*** SOURCE RECORDS

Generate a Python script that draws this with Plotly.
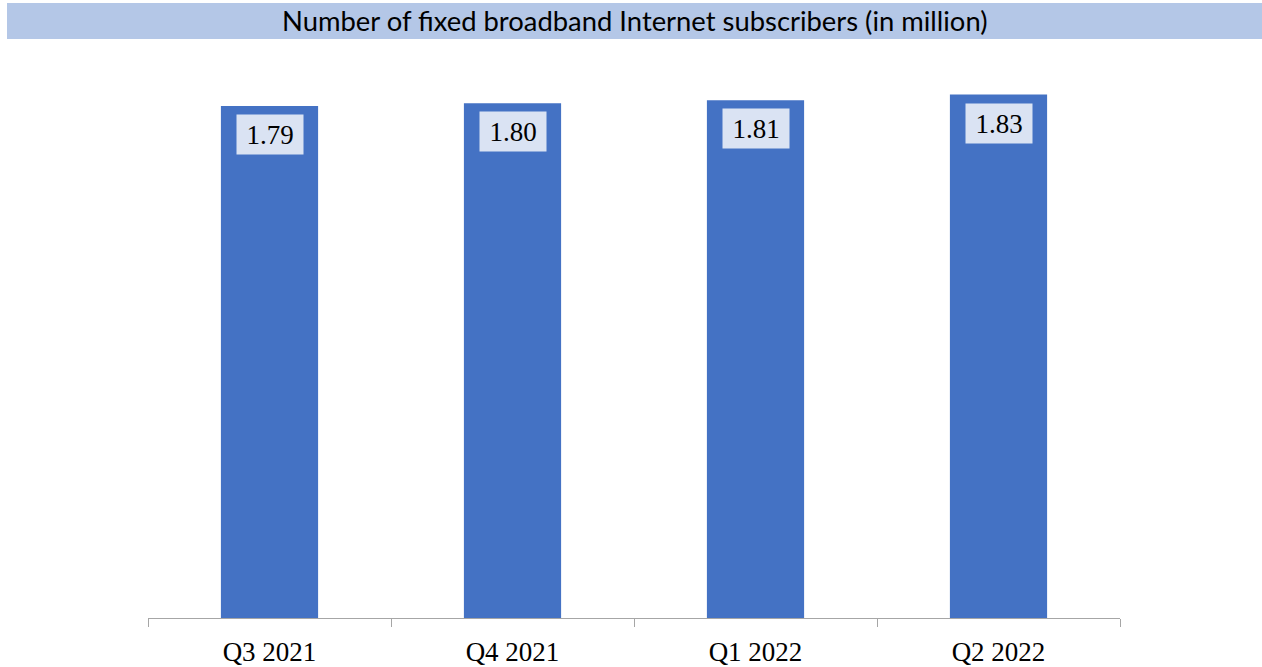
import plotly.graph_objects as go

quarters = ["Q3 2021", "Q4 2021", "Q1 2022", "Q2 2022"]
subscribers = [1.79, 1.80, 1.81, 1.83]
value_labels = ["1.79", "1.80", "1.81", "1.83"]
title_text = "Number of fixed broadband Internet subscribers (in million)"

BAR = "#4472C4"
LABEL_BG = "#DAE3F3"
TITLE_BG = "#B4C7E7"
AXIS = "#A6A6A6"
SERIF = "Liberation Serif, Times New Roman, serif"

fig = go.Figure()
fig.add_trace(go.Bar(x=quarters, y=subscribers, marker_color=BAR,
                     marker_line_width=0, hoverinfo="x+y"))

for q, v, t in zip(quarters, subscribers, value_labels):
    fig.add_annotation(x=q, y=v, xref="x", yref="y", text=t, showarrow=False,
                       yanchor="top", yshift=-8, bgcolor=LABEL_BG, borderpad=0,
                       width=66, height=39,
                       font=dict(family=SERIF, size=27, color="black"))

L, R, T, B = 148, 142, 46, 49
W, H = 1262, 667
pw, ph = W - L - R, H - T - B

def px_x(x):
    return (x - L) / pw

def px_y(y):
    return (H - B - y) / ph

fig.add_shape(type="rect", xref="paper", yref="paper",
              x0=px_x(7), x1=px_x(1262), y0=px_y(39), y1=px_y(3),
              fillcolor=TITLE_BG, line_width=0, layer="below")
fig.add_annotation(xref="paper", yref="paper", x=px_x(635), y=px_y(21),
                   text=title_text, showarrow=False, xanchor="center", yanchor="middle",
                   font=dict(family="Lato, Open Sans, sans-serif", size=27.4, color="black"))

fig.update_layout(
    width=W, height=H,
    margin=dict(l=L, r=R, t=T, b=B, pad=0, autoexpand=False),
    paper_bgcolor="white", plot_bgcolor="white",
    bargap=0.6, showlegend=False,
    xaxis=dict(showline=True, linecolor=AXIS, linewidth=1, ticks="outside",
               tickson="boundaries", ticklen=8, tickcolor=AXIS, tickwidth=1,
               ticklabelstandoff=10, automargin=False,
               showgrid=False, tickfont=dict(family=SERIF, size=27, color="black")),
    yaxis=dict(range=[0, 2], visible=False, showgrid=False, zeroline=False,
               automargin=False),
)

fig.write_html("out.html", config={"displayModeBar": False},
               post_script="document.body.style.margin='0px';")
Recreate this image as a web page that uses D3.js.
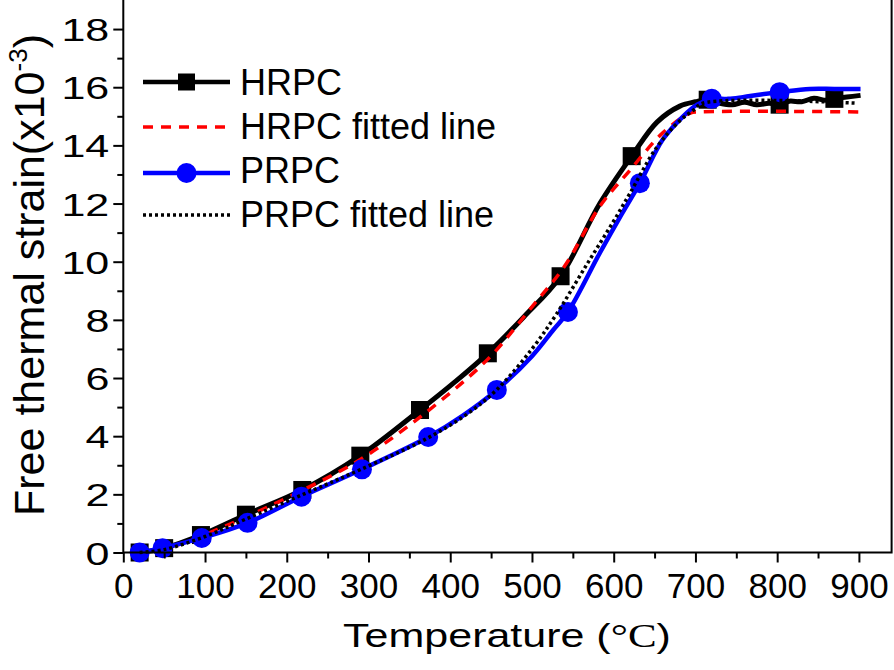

******

**TASK DETAILS**
Leave out the pictures and output every record above precisely as given.

**REPLY**
Generate a Python script that draws this with Plotly.
import plotly.graph_objects as go

quarters = ["Q3 2021", "Q4 2021", "Q1 2022", "Q2 2022"]
subscribers = [1.79, 1.80, 1.81, 1.83]
value_labels = ["1.79", "1.80", "1.81", "1.83"]
title_text = "Number of fixed broadband Internet subscribers (in million)"

BAR = "#4472C4"
LABEL_BG = "#DAE3F3"
TITLE_BG = "#B4C7E7"
AXIS = "#A6A6A6"
SERIF = "Liberation Serif, Times New Roman, serif"

fig = go.Figure()
fig.add_trace(go.Bar(x=quarters, y=subscribers, marker_color=BAR,
                     marker_line_width=0, hoverinfo="x+y"))

for q, v, t in zip(quarters, subscribers, value_labels):
    fig.add_annotation(x=q, y=v, xref="x", yref="y", text=t, showarrow=False,
                       yanchor="top", yshift=-8, bgcolor=LABEL_BG, borderpad=0,
                       width=66, height=39,
                       font=dict(family=SERIF, size=27, color="black"))

L, R, T, B = 148, 142, 46, 49
W, H = 1262, 667
pw, ph = W - L - R, H - T - B

def px_x(x):
    return (x - L) / pw

def px_y(y):
    return (H - B - y) / ph

fig.add_shape(type="rect", xref="paper", yref="paper",
              x0=px_x(7), x1=px_x(1262), y0=px_y(39), y1=px_y(3),
              fillcolor=TITLE_BG, line_width=0, layer="below")
fig.add_annotation(xref="paper", yref="paper", x=px_x(635), y=px_y(21),
                   text=title_text, showarrow=False, xanchor="center", yanchor="middle",
                   font=dict(family="Lato, Open Sans, sans-serif", size=27.4, color="black"))

fig.update_layout(
    width=W, height=H,
    margin=dict(l=L, r=R, t=T, b=B, pad=0, autoexpand=False),
    paper_bgcolor="white", plot_bgcolor="white",
    bargap=0.6, showlegend=False,
    xaxis=dict(showline=True, linecolor=AXIS, linewidth=1, ticks="outside",
               tickson="boundaries", ticklen=8, tickcolor=AXIS, tickwidth=1,
               ticklabelstandoff=10, automargin=False,
               showgrid=False, tickfont=dict(family=SERIF, size=27, color="black")),
    yaxis=dict(range=[0, 2], visible=False, showgrid=False, zeroline=False,
               automargin=False),
)

fig.write_html("out.html", config={"displayModeBar": False},
               post_script="document.body.style.margin='0px';")
Recreate this image as a web page that uses D3.js.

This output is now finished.